The screen gets a little darker each time you shoot one of the flaming torches, which is fun and has the bonus of making it more difficult to see the infuriating smugness of that wizard’s cocky strut. He did nothing to earn that confidence, nothing.
Oh right, the treasure. You might have noticed that it’s sitting on an extremely suspicious panel in the floor, right in front of a statue of a demon that has spent millennia skipping leg day. Yes, of course it’s a trap door, but surprisingly it’s not a trap. When one of your characters stands on it, the demon’s staff lights up. Shoot the staff and the trap door opens, dropping your character not into the usual spike pit but into a confrontation with the villain behind the horror of Crossbow.

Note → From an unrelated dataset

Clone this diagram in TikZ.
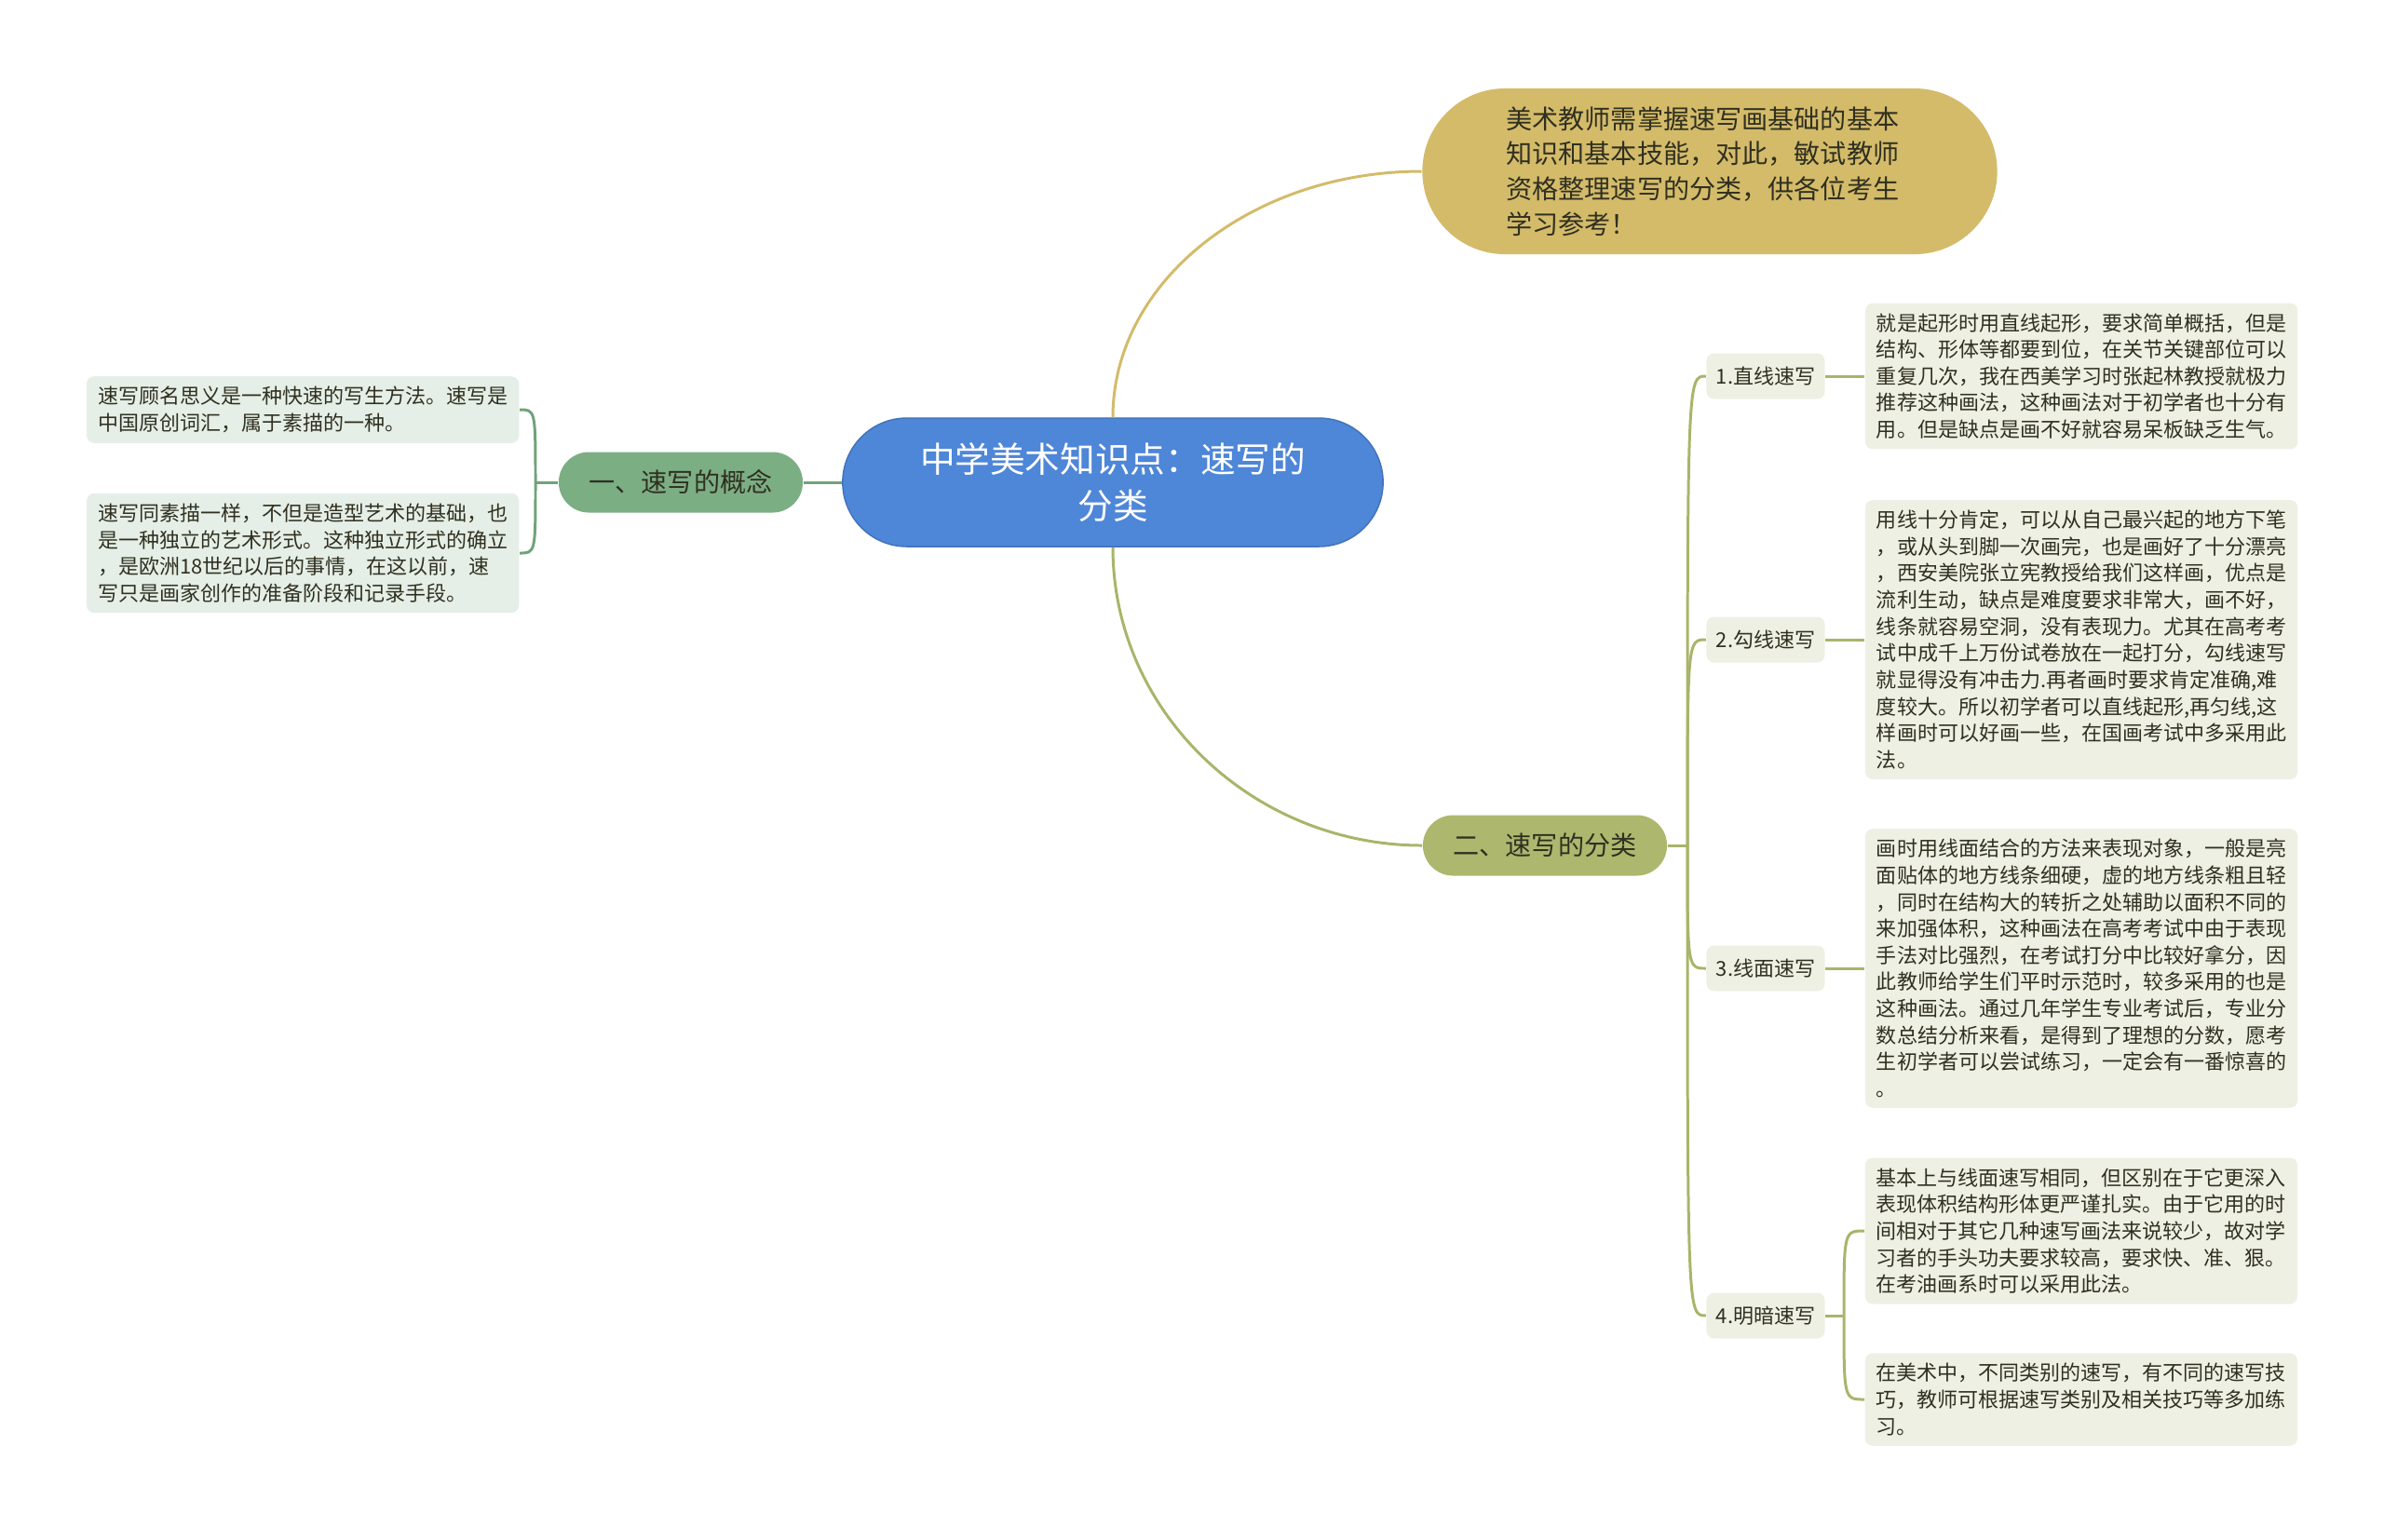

Ooh, the Master of Darkness! I wonder who it is? Maybe it’s the rest of that dragon, having finally decided to get its act together. Or maybe it’s some unseen demon whose dark influence is corrupting the land, a real Sauron type.
Or maybe it’s just some bloke. Okay, it’s the giant floating head of some bloke, but it’s still disappointing that the Master of Darkness has the face of someone who looks like they spend a lot of time performing Shakespeare with their community theatre group. It’s hard to take a villain seriously when he has pretty much the same haircut as I do.
To defeat the Master of Darkness, you must shoot him in the eyes with your crossbow. I find this will defeat most things. The more adventurers you have left the easier it will be, and if you’ve got more than two you can ignore the lightning bolts he fires from his face and plug away at his weak points until he dies.
At least, I assume he dies. All the flesh has fallen from his skull and that’s usually fatal, but he’s also reminding me that I have defeated him and his legions. This must be confusing for the adventurers, who presumably have no idea that I exist and have been protecting them all this time. As far as they know, things just die when they walk past.
I’m having a hard time coming to a conclusion about Crossbow. For starters, in this case playing an emulated version of the game is going to differ significantly from the original experience, and I can’t say with certainty whether it’s a good or a bad game without knowing, for instance, how accurate and easy to use the original crossbow controller was. What I can say is that it looks and sounds great for a game of this vintage, and I’m especially fond of some of the weirder enemy sprites. Shooting bizarro monsters in a fantasy setting is A-OK in my book, and Crossbow mostly puts together a solid gameplay base to make it worth experiencing. It can get frustratingly difficult towards the end, and certain small elements have slightly uncooperative hitboxes, but on the whole the shooting part of the game is fine.
But then there’s the whole “protect these dorks” part of it. I am certain that my aversion to this concept is entirely personal – perhaps as a side-effect of always being crap at Lemmings - and that for most other people it wouldn’t be an issue, but I can’t deny that it winds me up. So, in the end I’ll say that Crossbow is a game that I’m glad I’ve played, but I will almost certainly never play it again. Okay, so I might try that first village stage again, if only to unravel the mystery of the duck-man.